There are at least the following implications by Mitch Wand's paper:
Need for recursive traversal functions as opposed to the iterative traversals we have now. This leads to a more complex mechanism to express what needs to be done at each node but it also results in more expressiveness. We have thought of recursive traversal functions when we designed Demeter but we excluded them initially. In an ideal world, the adaptive programmer should be able to choose between iterative and recursive traversals.
Adaptive Programming is about automatically generalizing programs and about making it more likely that the programs are easily adaptable. This is a guessing game and often the programmer guesses wrong. If the guess is wrong, we can modify an "almost" working program and this is intended to be easier than doing the modification from scratch. Adaptive programs don't want to be correct. Instead they try to be approximately correct for a family of class graphs. For each class graph, some repairs might be needed.
Mitch prefers a reasoning in terms of subgraphs instead of subpaths. This is implemented in Demeter/C++. However, this solution requires that the class graph and directive be consistent ( Efficient Implementation of Adaptive Software). This consistency restriction makes use of AP more difficult although our experience shows that inconsistency occurrs infrequently: There can be a situation where three individual programs are each consistent with a class graph, however for the three programs combined there is no class graph which is consistent with all of them.

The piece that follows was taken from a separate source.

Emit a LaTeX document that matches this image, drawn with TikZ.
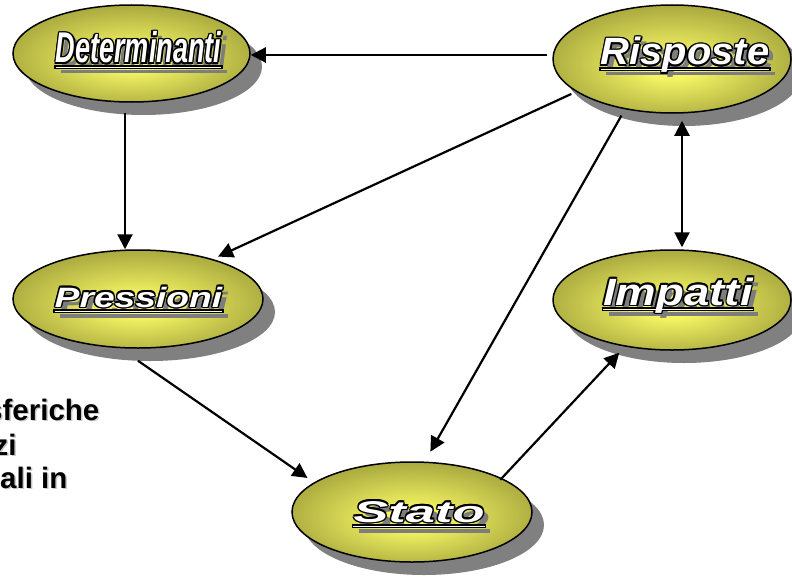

There are two ways to deal with inconsistency: Limit the set of directives so that inconsistency is impossible or use more general compilation algorithms. The first alternative eliminates too much expressiveness since "positive" constraints (like through or via) must be excluded. The second alternative is discussed in ( A New Approach to Compiling Adaptive Programs).
The optimal solution, we think, is in between: to use a compilation algorithm which is simpler than the one in ( A New Approach to Compiling Adaptive Programs) and also to limit the expressiveness of the directives. A paper is under preparation.